See cutile-examples/examples/gemm_static.rs for the complete example.

Choosing Between the Two Approaches#

Unsafe + Hints

Fully Static

Safety

unsafe — programmer must ensure correct dimensions

Safe — compiler verifies all accesses

JIT recompilation

Only tile sizes (BM, BN, BK) trigger recompilation

Every dimension change (M, N, K, BM, BN, BK) triggers recompilation

Flexibility

Problem sizes can change freely at runtime

Each new problem size is a new compilation

Compile-time checks

Tile shapes and types still checked at compile time

All shapes and types checked at compile time

Best for

Workloads with many different problem sizes (e.g., variable sequence lengths)

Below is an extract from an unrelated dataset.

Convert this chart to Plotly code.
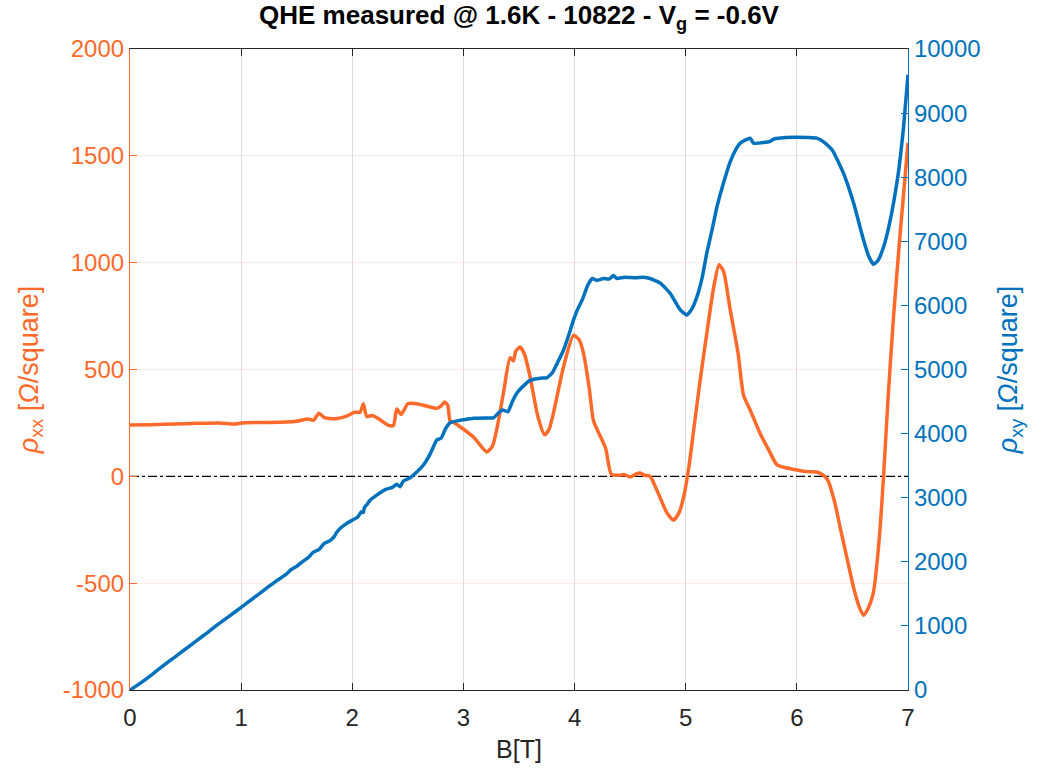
import plotly.graph_objects as go

# Magnetic field sweep (T) and longitudinal resistivity rho_xx (Ohm/square)
b_xx = [0.00, 0.20, 0.40, 0.60, 0.80, 0.95, 1.00, 1.20, 1.40, 1.50, 1.60, 1.65, 1.70, 1.75,
        1.85, 1.95, 2.02, 2.07, 2.10, 2.13, 2.18, 2.25, 2.32, 2.37, 2.40, 2.44, 2.50, 2.58,
        2.66, 2.76, 2.80, 2.83, 2.86, 2.88, 2.92, 2.97, 3.09, 3.21, 3.26, 3.30, 3.36, 3.42,
        3.45, 3.47, 3.51, 3.55, 3.60, 3.67, 3.73, 3.77, 3.81, 3.90, 3.99, 4.04, 4.08, 4.13,
        4.17, 4.22, 4.28, 4.33, 4.40, 4.45, 4.50, 4.55, 4.59, 4.63, 4.68, 4.72, 4.77, 4.83,
        4.89, 4.94, 4.98, 5.03, 5.07, 5.13, 5.19, 5.25, 5.30, 5.34, 5.40, 5.47, 5.52, 5.58,
        5.67, 5.75, 5.82, 5.90, 6.00, 6.10, 6.18, 6.24, 6.28, 6.34, 6.39, 6.45, 6.51, 6.56,
        6.60, 6.64, 6.69, 6.74, 6.78, 6.82, 6.87, 6.93, 7.00]
rho_xx = [240, 242, 245, 248, 250, 245, 250, 252, 254, 258, 268, 262, 295, 275,
          270, 282, 300, 300, 340, 280, 285, 265, 240, 238, 315, 290, 340, 340,
          330, 318, 330, 348, 330, 260, 250, 232, 184, 114, 140, 220, 390, 555,
          540, 585, 605, 570, 465, 280, 195, 220, 296, 512, 660, 640, 577, 420,
          260, 200, 130, 10, 5, 8, -3, 10, 16, 5, 0, -40, -100, -170,
          -205, -170, -100, 50, 210, 450, 670, 880, 990, 960, 780, 580, 380, 310,
          200, 120, 55, 40, 30, 22, 20, 5, -20, -120, -240, -380, -520, -610,
          -650, -620, -540, -300, 0, 360, 750, 1140, 1560]

# Magnetic field sweep (T) and Hall resistivity rho_xy (Ohm/square)
b_xy = [0.00, 0.10, 0.20, 0.30, 0.40, 0.50, 0.60, 0.70, 0.80, 0.90, 1.00, 1.10, 1.20, 1.30,
        1.40, 1.45, 1.50, 1.55, 1.60, 1.65, 1.70, 1.75, 1.80, 1.84, 1.86, 1.89, 1.95, 2.00,
        2.05, 2.08, 2.10, 2.11, 2.13, 2.16, 2.22, 2.30, 2.36, 2.40, 2.43, 2.46, 2.52, 2.58,
        2.64, 2.70, 2.76, 2.80, 2.84, 2.88, 2.95, 3.00, 3.09, 3.20, 3.27, 3.32, 3.35, 3.40,
        3.44, 3.48, 3.55, 3.60, 3.69, 3.75, 3.80, 3.85, 3.90, 3.95, 3.99, 4.03, 4.07, 4.12,
        4.16, 4.20, 4.26, 4.31, 4.35, 4.38, 4.45, 4.55, 4.62, 4.68, 4.77, 4.86, 4.95, 5.01,
        5.05, 5.10, 5.15, 5.19, 5.24, 5.28, 5.34, 5.40, 5.45, 5.49, 5.55, 5.58, 5.61, 5.70,
        5.76, 5.80, 5.85, 5.90, 6.00, 6.10, 6.18, 6.25, 6.32, 6.37, 6.42, 6.51, 6.60, 6.65,
        6.69, 6.73, 6.78, 6.83, 6.87, 6.92, 6.96, 7.00]
rho_xy = [0, 115, 245, 380, 510, 640, 770, 900, 1035, 1160, 1290, 1420, 1550, 1680,
          1800, 1880, 1930, 2000, 2060, 2150, 2190, 2290, 2330, 2400, 2460, 2520, 2600, 2650,
          2700, 2780, 2770, 2850, 2890, 2960, 3040, 3130, 3160, 3210, 3170, 3260, 3310, 3400,
          3510, 3680, 3900, 3930, 4080, 4170, 4200, 4215, 4240, 4245, 4245, 4330, 4370, 4340,
          4500, 4630, 4760, 4830, 4865, 4870, 4950, 5120, 5300, 5550, 5770, 5950, 6090, 6320,
          6420, 6390, 6420, 6410, 6465, 6420, 6440, 6430, 6440, 6420, 6350, 6190, 5930, 5850,
          5930, 6130, 6450, 6820, 7200, 7530, 7910, 8240, 8430, 8530, 8590, 8610, 8530, 8540,
          8560, 8600, 8610, 8620, 8625, 8620, 8610, 8540, 8420, 8250, 8060, 7600, 7020, 6750,
          6640, 6700, 6910, 7250, 7600, 8150, 8780, 9600]

# Zero reference for rho_xx
zero_b = [0, 7]
zero_val = [0, 0]

# Tick positions and labels
x_ticks = [0, 1, 2, 3, 4, 5, 6, 7]
xx_ticks = [-1000, -500, 0, 500, 1000, 1500, 2000]
xx_labels = ["-1000", "-500", "0", "500", "1000", "1500", "2000"]
xy_ticks = [0, 1000, 2000, 3000, 4000, 5000, 6000, 7000, 8000, 9000, 10000]
xy_labels = [str(v) for v in xy_ticks]

ORANGE = "#FF6A2B"
BLUE = "#0072BD"
FONT = "Liberation Sans, Arial, sans-serif"

fig = go.Figure()

fig.add_trace(go.Scatter(x=zero_b, y=zero_val, mode="lines",
                         line=dict(color="black", width=1.2, dash="dashdot"),
                         yaxis="y", showlegend=False, hoverinfo="skip"))
fig.add_trace(go.Scatter(x=b_xx, y=rho_xx, mode="lines",
                         line=dict(color=ORANGE, width=3.5, shape="spline", smoothing=0.6),
                         yaxis="y", showlegend=False))
fig.add_trace(go.Scatter(x=b_xy, y=rho_xy, mode="lines",
                         line=dict(color=BLUE, width=3.5, shape="spline", smoothing=0.4),
                         yaxis="y2", showlegend=False))

fig.update_layout(
    width=1049, height=773,
    margin=dict(l=130, r=141, t=49, b=83),
    paper_bgcolor="white", plot_bgcolor="white",
    font=dict(family=FONT, size=24, color="#262626"),
    title=dict(text="<b>QHE measured @ 1.6K - 10822 - V<sub>g</sub> = -0.6V</b>",
               x=0.5, xref="paper", xanchor="center", y=0.992, yanchor="top",
               font=dict(family=FONT, size=26, color="black")),
    xaxis=dict(range=[0, 7], tickvals=x_ticks, ticktext=[str(v) for v in x_ticks],
               showgrid=True, gridcolor="rgba(0,0,0,0.13)", gridwidth=1,
               showline=True, linecolor="#262626", linewidth=1.2, mirror="ticks",
               ticks="inside", ticklen=7, tickcolor="#262626",
               zeroline=False, ticklabelstandoff=6,
               title=dict(text="B[T]", standoff=10, font=dict(size=25, color="#262626")),
               tickfont=dict(size=24, color="#262626")),
    yaxis=dict(range=[-1000, 2000], tickvals=xx_ticks, ticktext=xx_labels,
               showgrid=True, gridcolor="rgba(255,106,43,0.12)", gridwidth=1,
               showline=True, linecolor=ORANGE, linewidth=1.2,
               ticks="inside", ticklen=7, tickcolor=ORANGE,
               zeroline=False,
               tickfont=dict(size=24, color=ORANGE),
               title=dict(text="<i>ρ</i><sub>xx</sub> [<i>Ω</i>/square]", standoff=16,
                          font=dict(size=27, color=ORANGE))),
    yaxis2=dict(range=[0, 10000], tickvals=xy_ticks, ticktext=xy_labels,
                overlaying="y", side="right", showgrid=False,
                showline=True, linecolor=BLUE, linewidth=1.2,
                ticks="inside", ticklen=7, tickcolor=BLUE,
                zeroline=False,
                tickfont=dict(size=24, color=BLUE),
                title=dict(text="<i>ρ</i><sub>xy</sub> [<i>Ω</i>/square]", standoff=18,
                           font=dict(size=27, color=BLUE))),
)

fig.write_html("out.html")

Workloads with a small, fixed set of problem sizes

Use the fully static approach when safety is a priority and problem dimensions are known ahead of time or come from a small set of values (the JIT cache makes repeated sizes free). Use the unsafe approach when problem sizes vary widely and you want to avoid the compilation overhead of many specializations.


Key Takeaways#

Concept

What It Means

Tiling

Process data in blocks to maximize data reuse

K-loop

Iterate over tile pairs, accumulating partial results

mma()

Matrix multiply-accumulate, maps to Tensor Cores

Const generics

Tile sizes known at compile time for optimization; changing them triggers JIT recompilation

Const generic inference

Generics appearing in &mut Tensor / &Tensor parameter types are inferred from host-side Partition shapes and tensor shapes; generics used only inside the kernel body (like BK) must be passed explicitly

Dynamic dimensions (-1)

Can vary across launches without recompilation

Arithmetic intensity

Ratio of compute to memory ops — higher is better

unchecked_accesses

Disables runtime bounds checks for peak performance; requires unsafe

Fully static shapes

Making all dimensions const generics lets the compiler eliminate bounds checks safely


Exercise 1: Change Tile Sizes#

Experiment with different (BM, BN, BK) values:

  • Try (32, 32, 16) — larger tiles.

  • Try (8, 8, 4) — smaller tiles.

Which feels faster? (Note: proper benchmarking requires more than one run!)

Exercise 2: Non-Square Matrices#

Modify to multiply [M, K] @ [K, N] where M ≠ N:

let (m, n, k) = (128, 256, 64);  // Non-square output

Does the code need changes?

Exercise 3: Mixed Precision#

Try using f16 (half precision) for inputs and f32 for the accumulator. This is common in ML for faster compute.